**PROBLEM**
Without the pictures, return exactly the lines from the one with "Reproduce this chart with matplotlib." through the one with "plt.rcParams['mathtext.fontset'] = 'cm'". Both end lines belong in the copy.

Data entries
※ ※ ※

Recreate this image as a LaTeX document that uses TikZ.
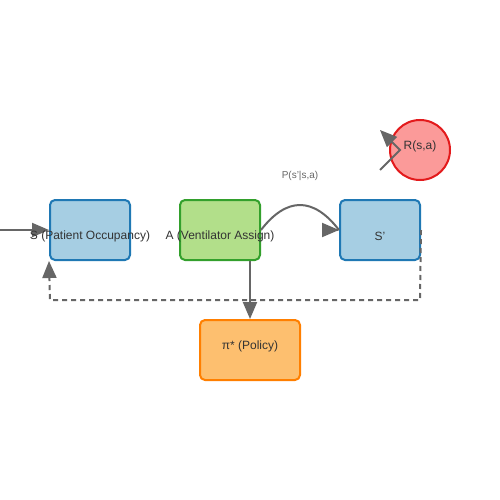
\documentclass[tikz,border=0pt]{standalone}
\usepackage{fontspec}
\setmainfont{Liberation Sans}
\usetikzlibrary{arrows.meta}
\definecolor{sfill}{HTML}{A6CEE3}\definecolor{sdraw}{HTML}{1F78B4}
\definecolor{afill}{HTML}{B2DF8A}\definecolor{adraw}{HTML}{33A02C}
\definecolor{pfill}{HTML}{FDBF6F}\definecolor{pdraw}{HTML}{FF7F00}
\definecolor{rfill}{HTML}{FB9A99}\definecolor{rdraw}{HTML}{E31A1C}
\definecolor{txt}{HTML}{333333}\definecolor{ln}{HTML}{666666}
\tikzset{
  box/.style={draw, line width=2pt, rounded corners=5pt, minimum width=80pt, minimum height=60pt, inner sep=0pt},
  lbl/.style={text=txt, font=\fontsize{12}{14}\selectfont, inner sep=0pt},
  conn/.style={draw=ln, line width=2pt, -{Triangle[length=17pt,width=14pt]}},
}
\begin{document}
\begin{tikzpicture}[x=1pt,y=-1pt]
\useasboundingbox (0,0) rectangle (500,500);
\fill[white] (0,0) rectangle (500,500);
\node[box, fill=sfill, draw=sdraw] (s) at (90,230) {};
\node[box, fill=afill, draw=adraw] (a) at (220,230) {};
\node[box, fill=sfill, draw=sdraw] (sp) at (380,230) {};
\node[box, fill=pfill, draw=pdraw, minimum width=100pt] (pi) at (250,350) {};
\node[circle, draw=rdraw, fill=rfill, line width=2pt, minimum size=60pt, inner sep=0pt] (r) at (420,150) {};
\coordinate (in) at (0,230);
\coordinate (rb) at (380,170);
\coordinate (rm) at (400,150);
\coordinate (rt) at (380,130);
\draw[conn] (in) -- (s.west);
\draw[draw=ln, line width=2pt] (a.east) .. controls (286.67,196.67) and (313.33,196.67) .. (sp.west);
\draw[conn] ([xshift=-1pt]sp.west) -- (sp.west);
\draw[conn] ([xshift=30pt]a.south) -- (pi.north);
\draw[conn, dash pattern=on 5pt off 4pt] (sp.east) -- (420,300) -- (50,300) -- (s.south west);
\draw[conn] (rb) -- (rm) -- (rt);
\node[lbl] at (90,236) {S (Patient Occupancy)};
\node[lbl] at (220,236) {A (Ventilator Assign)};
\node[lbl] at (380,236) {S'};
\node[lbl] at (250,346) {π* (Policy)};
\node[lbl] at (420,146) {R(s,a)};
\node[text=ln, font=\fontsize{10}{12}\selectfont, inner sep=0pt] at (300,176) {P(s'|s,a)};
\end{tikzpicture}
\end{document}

※ ※ ※

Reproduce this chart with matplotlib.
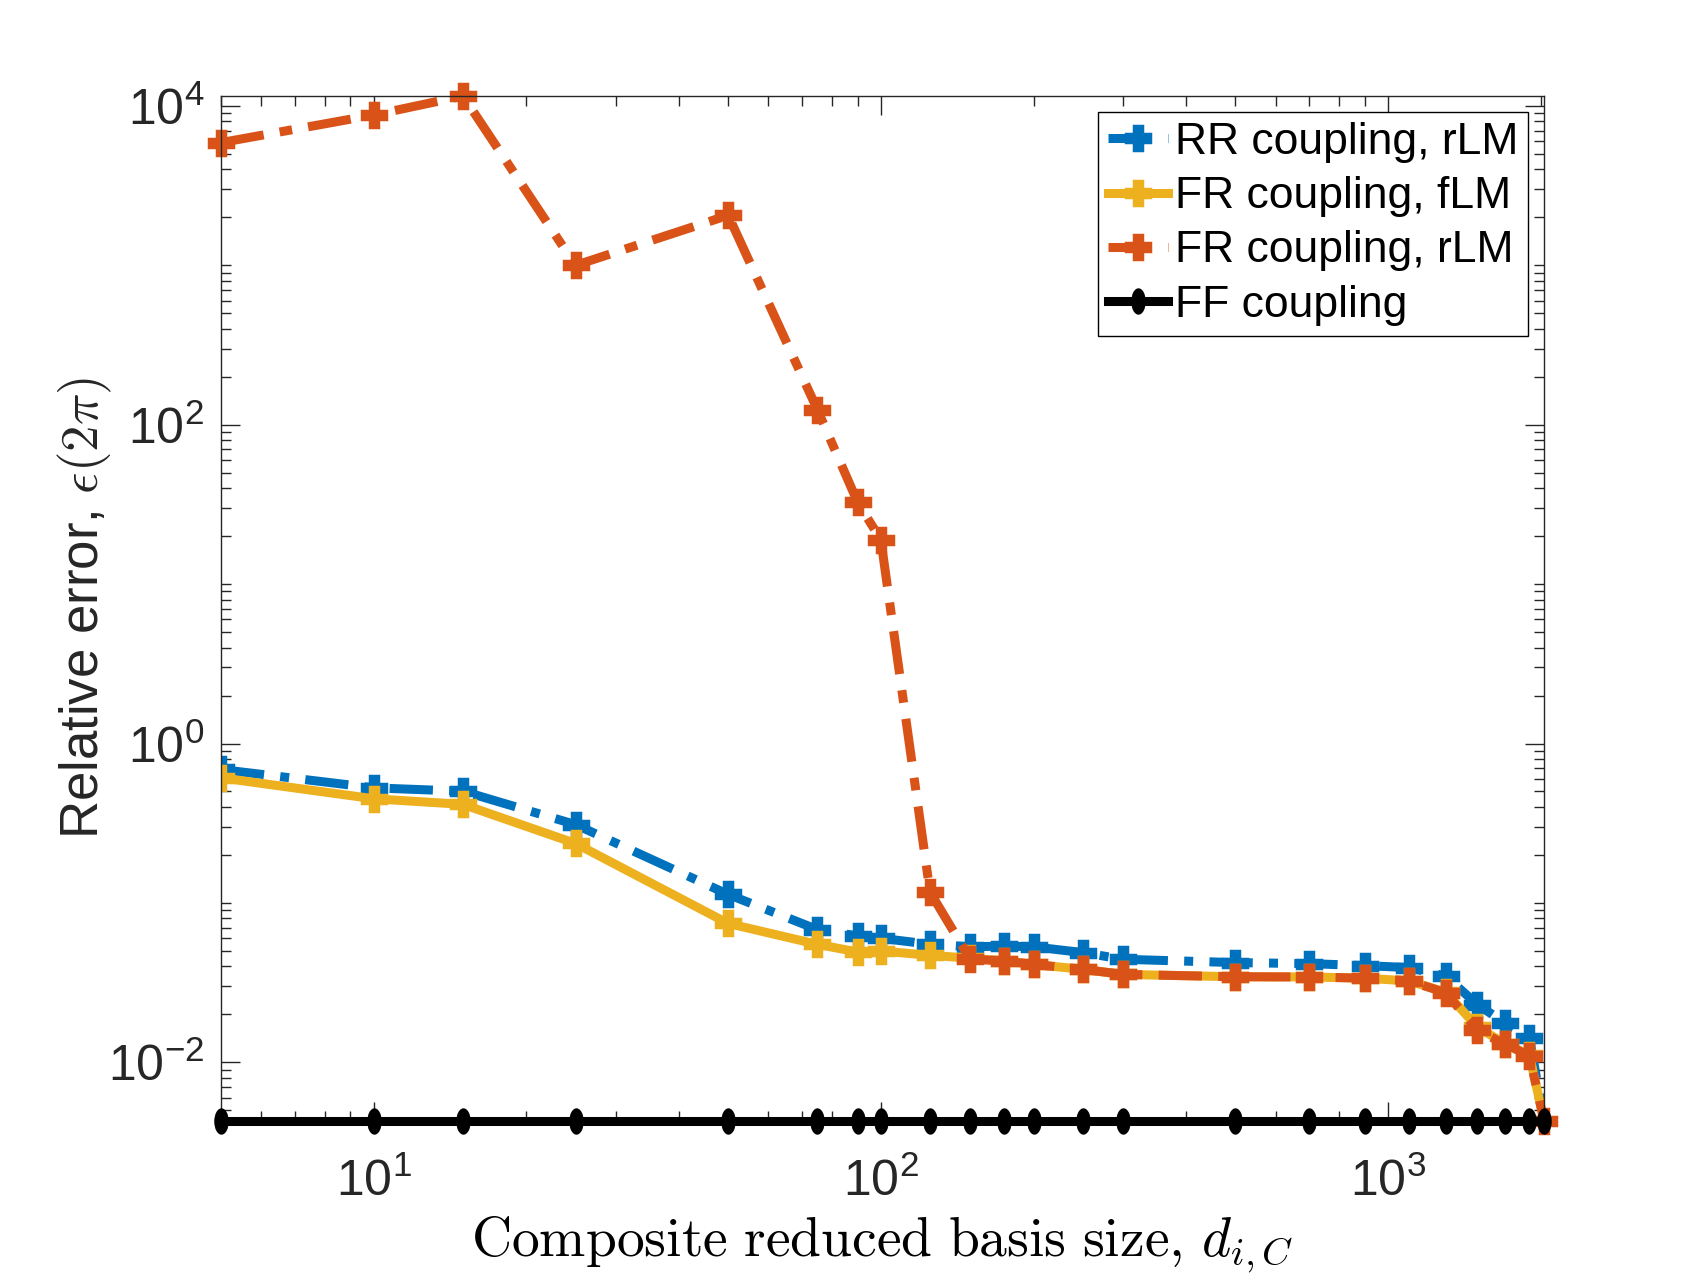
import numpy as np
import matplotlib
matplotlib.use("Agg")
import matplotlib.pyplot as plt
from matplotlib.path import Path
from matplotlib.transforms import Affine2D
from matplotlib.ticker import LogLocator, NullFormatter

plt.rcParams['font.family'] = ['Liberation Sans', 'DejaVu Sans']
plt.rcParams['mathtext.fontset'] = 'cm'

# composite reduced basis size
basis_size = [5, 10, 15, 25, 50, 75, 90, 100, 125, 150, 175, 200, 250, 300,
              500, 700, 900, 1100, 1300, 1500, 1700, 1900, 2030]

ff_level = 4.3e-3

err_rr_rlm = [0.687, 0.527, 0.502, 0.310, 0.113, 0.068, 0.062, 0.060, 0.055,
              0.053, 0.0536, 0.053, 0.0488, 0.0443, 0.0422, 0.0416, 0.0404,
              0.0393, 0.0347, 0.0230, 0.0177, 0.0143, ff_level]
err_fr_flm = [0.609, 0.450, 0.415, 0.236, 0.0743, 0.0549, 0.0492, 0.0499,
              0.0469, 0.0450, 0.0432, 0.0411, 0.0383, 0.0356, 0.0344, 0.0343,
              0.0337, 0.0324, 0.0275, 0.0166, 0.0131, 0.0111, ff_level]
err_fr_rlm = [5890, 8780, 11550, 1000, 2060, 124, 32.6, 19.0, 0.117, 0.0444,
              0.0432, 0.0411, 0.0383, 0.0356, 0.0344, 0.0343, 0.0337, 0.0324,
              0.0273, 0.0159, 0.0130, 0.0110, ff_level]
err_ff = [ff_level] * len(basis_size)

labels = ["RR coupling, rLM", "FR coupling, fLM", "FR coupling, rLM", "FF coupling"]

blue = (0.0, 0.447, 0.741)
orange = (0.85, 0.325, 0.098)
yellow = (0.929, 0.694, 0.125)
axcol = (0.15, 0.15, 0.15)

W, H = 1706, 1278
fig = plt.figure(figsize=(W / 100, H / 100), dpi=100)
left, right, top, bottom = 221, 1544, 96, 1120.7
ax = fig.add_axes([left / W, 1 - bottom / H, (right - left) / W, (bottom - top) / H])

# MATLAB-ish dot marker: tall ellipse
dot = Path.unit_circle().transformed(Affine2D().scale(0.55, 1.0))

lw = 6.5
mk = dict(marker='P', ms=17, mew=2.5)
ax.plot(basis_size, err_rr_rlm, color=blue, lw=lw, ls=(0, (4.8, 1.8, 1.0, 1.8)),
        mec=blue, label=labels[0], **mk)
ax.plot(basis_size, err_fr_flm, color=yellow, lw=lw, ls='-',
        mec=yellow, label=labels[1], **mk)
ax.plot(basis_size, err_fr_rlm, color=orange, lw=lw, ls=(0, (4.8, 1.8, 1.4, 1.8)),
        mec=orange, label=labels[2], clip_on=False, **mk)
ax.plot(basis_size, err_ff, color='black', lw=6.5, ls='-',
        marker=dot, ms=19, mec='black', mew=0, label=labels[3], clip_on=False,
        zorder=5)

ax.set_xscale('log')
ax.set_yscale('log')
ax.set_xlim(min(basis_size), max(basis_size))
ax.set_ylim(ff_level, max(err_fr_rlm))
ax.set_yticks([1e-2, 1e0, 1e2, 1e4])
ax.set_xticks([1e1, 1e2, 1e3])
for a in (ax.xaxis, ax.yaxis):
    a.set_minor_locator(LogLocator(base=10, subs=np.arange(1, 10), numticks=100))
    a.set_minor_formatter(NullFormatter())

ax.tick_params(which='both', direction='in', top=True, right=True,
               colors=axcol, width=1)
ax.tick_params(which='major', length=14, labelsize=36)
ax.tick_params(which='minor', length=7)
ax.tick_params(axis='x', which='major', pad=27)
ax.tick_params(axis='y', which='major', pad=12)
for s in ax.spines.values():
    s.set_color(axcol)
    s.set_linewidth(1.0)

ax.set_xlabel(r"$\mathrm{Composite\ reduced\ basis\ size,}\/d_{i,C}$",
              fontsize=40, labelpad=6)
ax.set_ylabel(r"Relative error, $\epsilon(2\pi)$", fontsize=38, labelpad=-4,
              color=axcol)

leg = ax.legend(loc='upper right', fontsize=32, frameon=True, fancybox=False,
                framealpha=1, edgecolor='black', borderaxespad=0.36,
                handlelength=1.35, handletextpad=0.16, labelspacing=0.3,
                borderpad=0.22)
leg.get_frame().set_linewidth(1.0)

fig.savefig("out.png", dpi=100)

※ ※ ※

**SOLUTION**
Reproduce this chart with matplotlib.
import numpy as np
import matplotlib
matplotlib.use("Agg")
import matplotlib.pyplot as plt
from matplotlib.path import Path
from matplotlib.transforms import Affine2D
from matplotlib.ticker import LogLocator, NullFormatter

plt.rcParams['font.family'] = ['Liberation Sans', 'DejaVu Sans']
plt.rcParams['mathtext.fontset'] = 'cm'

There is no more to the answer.